(WASHINGTON, D.C.) After leading a 16-month nationwide investigation and settlement negotiations involving the nation’s five largest mortgage servicers, Attorney General Tom Miller Wednesday announced a landmark $25 billion national joint federal-state accord over mortgage foreclosure abuses and fraud, and unacceptable nationwide mortgage servicing practices. The proposed agreement provides an estimated $40 million in direct relief to Iowa homeowners and addresses future mortgage loan servicing practices. U.S. Attorney General Eric Holder, U.S. Housing and Urban Development (HUD) Secretary Shaun Donovan and a bipartisan group of state attorneys general announced the settlement at a news conference at the U.S. Department of Justice in Washington, D.C.

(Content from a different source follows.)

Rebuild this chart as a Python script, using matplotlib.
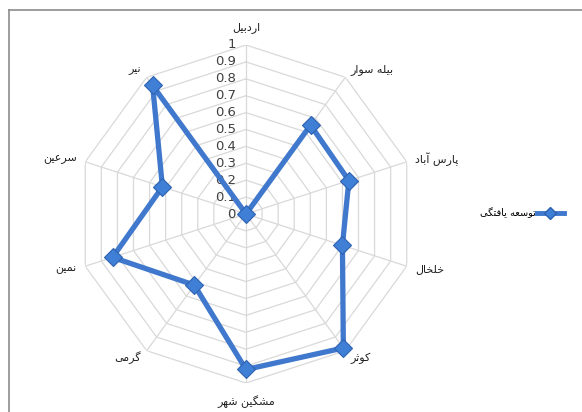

“This agreement is very significant in how it addresses the fraud that these banks committed against many homeowners across Iowa,” said Miller. “This agreement not only provides badly needed relief to Iowa borrowers, but it also puts a stop to many of the bad behaviors that contributed to the mortgage mess throughout Iowa and across the country. This agreement will protect homeowners and ensure they’re treated fairly.”
Iowa’s estimated share of the settlement is $40,235,321.
- Iowa borrowers will receive an estimated $5,899,449 in benefits from loan term changes.
- Iowa borrowers who lost their home to foreclosure from January 1, 2008 through December 31, 2011 and encountered servicing abuse would qualify for $7,402,512 in payments to borrowers.
- The value of refinanced loans to Iowa’s underwater borrowers would be an estimated $11,602,880.
- The state will receive a direct payment of $15,330,480.
The unprecedented joint state-federal settlement began with a massive civil law enforcement investigation that included state attorneys general and state banking regulators across the country, and several federal agencies. The settlement holds banks accountable for past mortgage servicing and foreclosure fraud and abuses and provides significant relief to homeowners. With the backing of a federal court order and the oversight of an independent monitor, the settlement stops future fraud and abuse.
Under the agreement, the five servicers have agreed to a $25 billion penalty under a joint state-national settlement structure. The settlement does not grant any immunity from criminal offenses and will not affect criminal prosecutions. The agreement does not prevent homeowners or investors from pursuing individual, institutional or class action civil cases against the five servicers. The pact also enables state attorneys general and federal agencies to investigate and pursue other aspects of the mortgage crisis, including securities cases.